### SOURCE EXCERPT:
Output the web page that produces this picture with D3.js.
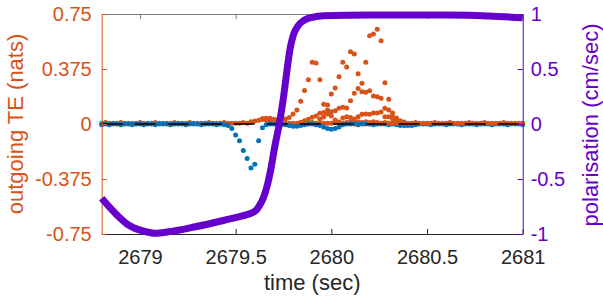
<!DOCTYPE html>
<html>
<head>
<meta charset="utf-8">
<script src="https://cdn.jsdelivr.net/npm/d3@7"></script>
<style>
  body { margin: 0; background: #fff; }
  svg { display: block; font-family: "Liberation Sans", Arial, sans-serif; }
</style>
</head>
<body>
<div id="chart"></div>
<script>
// tick labels
const xTicks = [2679, 2679.5, 2680, 2680.5, 2681];
const leftTicks = [-0.75, -0.375, 0, 0.375, 0.75];
const rightTicks = [-1, -0.5, 0, 0.5, 1];

// polarisation (cm/sec), right axis
const polTime = [2678.80, 2678.87, 2678.94, 2679.01, 2679.08, 2679.15, 2679.29, 2679.46, 2679.53,
  2679.60, 2679.625, 2679.645, 2679.665, 2679.685, 2679.705, 2679.728, 2679.749, 2679.767,
  2679.784, 2679.80, 2679.825, 2679.86, 2679.90, 2679.96, 2680.2, 2680.6, 2680.85, 2681.0];
const polValue = [-0.675, -0.81, -0.918, -0.97, -0.994, -0.98, -0.934, -0.867, -0.838,
  -0.795, -0.74, -0.67, -0.56, -0.40, -0.2, 0.0, 0.23, 0.47,
  0.68, 0.8, 0.89, 0.945, 0.97, 0.985, 0.99, 0.99, 0.98, 0.965];

// TE samples every 0.02 s
const dt = 0.02;
const baseStart = 2678.80;
const blueBase = [
  -0.005, 0, -0.005, 0, 0, -0.005, 0, 0, -0.005, 0,
  0, -0.005, 0, 0, -0.005, 0, 0, 0, -0.005, 0,
  0, 0, -0.005, 0, 0, 0, -0.005, 0, 0, 0,
  -0.005, 0, -0.005, -0.01,
  -0.03, -0.075, -0.115, -0.18, -0.235, -0.30, -0.275, -0.115, -0.025,
  -0.005, 0, 0, 0, -0.005, -0.005, -0.01, -0.015, -0.015, -0.01,
  -0.005, 0, 0, -0.005, -0.01, -0.02, -0.03, -0.035, -0.03, -0.02,
  -0.005, 0, 0, 0, -0.005, 0, 0, 0, -0.005, 0,
  0, 0, -0.005, 0, -0.005, -0.01, -0.01, -0.01, -0.01, -0.005,
  0, 0, 0, -0.005, 0, 0, 0, -0.005, 0, 0,
  0, -0.005, 0, 0, 0, -0.005, 0, 0, 0, -0.005,
  0, 0, 0, -0.005, 0, 0, 0, -0.005
];
const orangeBase = [
  0.005, 0.01, 0.005, 0.005, 0.005, 0.01, 0.005, 0.005, 0.005, 0.005,
  0.01, 0.005, 0.005, 0.005, 0.01, 0.005, 0.005, 0.005, 0.005, 0.01,
  0.005, 0.005, 0.005, 0.01, 0.005, 0.005, 0.005, 0.005, 0.01, 0.005,
  0.005, 0.005, 0.01, 0.005, 0.005, 0.005, 0.005, 0.01, 0.005, 0.015,
  0.02, 0.025, 0.03, 0.025, 0.02, 0.015, 0.01, 0.005, 0.005, 0.005,
  0.005, 0.005, 0.005, 0.005, 0.005, 0.01, 0.005, 0.005, 0.005, 0.005,
  0.005, 0.01, 0.005, 0.005, 0.01, 0.015, 0.02, 0.015, 0.01, 0.015,
  0.01, 0.015, 0.01, 0.005, 0.01, 0.005, 0.005, 0.005, 0.01, 0.005,
  0.005, 0.005, 0.01, 0.005, 0.005, 0.005, 0.005, 0.01, 0.005, 0.005,
  0.005, 0.01, 0.005, 0.005, 0.005, 0.005, 0.01, 0.005, 0.005, 0.005,
  0.01, 0.005, 0.005, 0.005, 0.005, 0.01, 0.005, 0.005, 0.005, 0.005, 0.005
];

// outgoing TE bursts (start time, values)
const burstAStart = 2679.64;
const burstA = [0.037, 0.039, 0.039, 0.032, 0.031, 0.032, 0.034, 0.044, 0.068, 0.095,
  0.155, 0.228, 0.302, 0.421, 0.416, 0.302, 0.134, 0.13, 0.055, 0.027, 0.014];
const burstBStart = 2679.84;
const burstB = [0.012, 0.022, 0.032, 0.046, 0.055, 0.073, 0.078, 0.095, 0.205, 0.245,
  0.322, 0.421, 0.389, 0.493, 0.477, 0.343, 0.22, 0.216, 0.227, 0.191,
  0.186, 0.175, 0.107, 0.095, 0.048, 0.027, 0.014];
const burstCStart = 2679.94;
const burstC = [0.034, 0.048, 0.068, 0.084, 0.091, 0.107, 0.114, 0.109, 0.159, 0.209,
  0.242, 0.277, 0.421, 0.602, 0.614, 0.646, 0.568, 0.282, 0.168, 0.075, 0.041, 0.02];
const burstEStart = 2680.06;
const burstE = [0.041, 0.05, 0.044, 0.034, 0.05, 0.066, 0.068, 0.066, 0.075, 0.075,
  0.082, 0.05, 0.05, 0.034, 0.027, 0.02, 0.014];

const W = 603, H = 298;
const orange = "#D95319", blue = "#0072BD", purple = "#6600CC", dark = "#262626";

const x = d3.scaleLinear().domain([2678.8, 2681]).range([101.7, 522.7]);
const yL = d3.scaleLinear().domain([-0.75, 0.75]).range([234, 14]);
const yR = d3.scaleLinear().domain([-1, 1]).range([234, 14]);

const svg = d3.select("#chart").append("svg").attr("width", W).attr("height", H);

function toPoints(start, vals) {
  return vals.map((v, i) => ({ t: start + i * dt, v: v }));
}

function drawDots(pts, color) {
  svg.append("g").selectAll("circle").data(pts).enter().append("circle")
    .attr("cx", d => x(d.t))
    .attr("cy", d => yL(d.v))
    .attr("r", 2.5)
    .attr("fill", color);
}

const orangePts = toPoints(baseStart, orangeBase);
drawDots(orangePts.filter(d => d.t < 2680.2), orange);
drawDots(toPoints(baseStart, blueBase), blue);
drawDots(toPoints(burstAStart, burstA), orange);
drawDots(toPoints(burstBStart, burstB), orange);
drawDots(toPoints(burstCStart, burstC), orange);
drawDots(toPoints(burstEStart, burstE), orange);
drawDots(orangePts.filter(d => d.t >= 2680.2), orange);

// dashed zero line
svg.append("line")
  .attr("x1", x(2678.8)).attr("x2", x(2681))
  .attr("y1", yL(0)).attr("y2", yL(0))
  .attr("stroke", "#000").attr("stroke-width", 1.5)
  .attr("stroke-dasharray", "21,12");

// axes
const fmt = d => String(d);

svg.append("g")
  .attr("transform", "translate(0,14)")
  .call(d3.axisTop(x).tickValues(xTicks).tickSize(-5).tickSizeOuter(0).tickFormat(""))
  .call(g => g.selectAll("path,line").attr("stroke", "#7f7f7f"));

const bottom = svg.append("g")
  .attr("transform", "translate(0,234)")
  .call(d3.axisBottom(x).tickValues(xTicks).tickSize(-5).tickSizeOuter(0).tickPadding(16).tickFormat(fmt));
bottom.selectAll("path,line").attr("stroke", dark);
bottom.selectAll("text").attr("fill", dark).style("font-size", "20px")
  .style("font-family", "'Liberation Sans', Arial, sans-serif");

const left = svg.append("g")
  .attr("transform", "translate(101.7,0)")
  .call(d3.axisLeft(yL).tickValues(leftTicks).tickSize(-5).tickSizeOuter(0).tickPadding(10).tickFormat(fmt));
left.selectAll("path,line").attr("stroke", orange);
left.selectAll("text").attr("fill", orange).style("font-size", "20px")
  .style("font-family", "'Liberation Sans', Arial, sans-serif");

const right = svg.append("g")
  .attr("transform", "translate(522.7,0)")
  .call(d3.axisRight(yR).tickValues(rightTicks).tickSize(-5).tickSizeOuter(0).tickPadding(8).tickFormat(fmt));
right.selectAll("path,line").attr("stroke", purple);
right.selectAll("text").attr("fill", purple).style("font-size", "20px")
  .style("font-family", "'Liberation Sans', Arial, sans-serif");

// polarisation line
const line = d3.line()
  .x((d, i) => x(polTime[i]))
  .y(d => yR(d))
  .curve(d3.curveMonotoneX);

svg.append("path")
  .datum(polValue)
  .attr("d", line)
  .attr("fill", "none")
  .attr("stroke", purple)
  .attr("stroke-width", 7)
  .attr("stroke-linejoin", "round");

// axis labels
svg.append("text")
  .attr("transform", "translate(23,124) rotate(-90)")
  .attr("text-anchor", "middle")
  .attr("fill", orange)
  .style("font-size", "22px")
  .text("outgoing TE (nats)");

svg.append("text")
  .attr("transform", "translate(598,125) rotate(-90)")
  .attr("text-anchor", "middle")
  .attr("fill", purple)
  .style("font-size", "22px")
  .text("polarisation (cm/sec)");

svg.append("text")
  .attr("x", 312.2).attr("y", 290)
  .attr("text-anchor", "middle")
  .attr("fill", dark)
  .style("font-size", "22px")
  .text("time (sec)");
</script>
</body>
</html>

### TASK PROMPT:
Reproduce exactly the run of lines that opens the listing and closes with the line holding "0.68, 0.8, 0.89, 0.945, 0.97, 0.985, 0.99, 0.99, 0.98, 0.965];". Pictures are excluded.

### RESPONSE BELOW:
Output the web page that produces this picture with D3.js.
<!DOCTYPE html>
<html>
<head>
<meta charset="utf-8">
<script src="https://cdn.jsdelivr.net/npm/d3@7"></script>
<style>
  body { margin: 0; background: #fff; }
  svg { display: block; font-family: "Liberation Sans", Arial, sans-serif; }
</style>
</head>
<body>
<div id="chart"></div>
<script>
// tick labels
const xTicks = [2679, 2679.5, 2680, 2680.5, 2681];
const leftTicks = [-0.75, -0.375, 0, 0.375, 0.75];
const rightTicks = [-1, -0.5, 0, 0.5, 1];

// polarisation (cm/sec), right axis
const polTime = [2678.80, 2678.87, 2678.94, 2679.01, 2679.08, 2679.15, 2679.29, 2679.46, 2679.53,
  2679.60, 2679.625, 2679.645, 2679.665, 2679.685, 2679.705, 2679.728, 2679.749, 2679.767,
  2679.784, 2679.80, 2679.825, 2679.86, 2679.90, 2679.96, 2680.2, 2680.6, 2680.85, 2681.0];
const polValue = [-0.675, -0.81, -0.918, -0.97, -0.994, -0.98, -0.934, -0.867, -0.838,
  -0.795, -0.74, -0.67, -0.56, -0.40, -0.2, 0.0, 0.23, 0.47,
  0.68, 0.8, 0.89, 0.945, 0.97, 0.985, 0.99, 0.99, 0.98, 0.965];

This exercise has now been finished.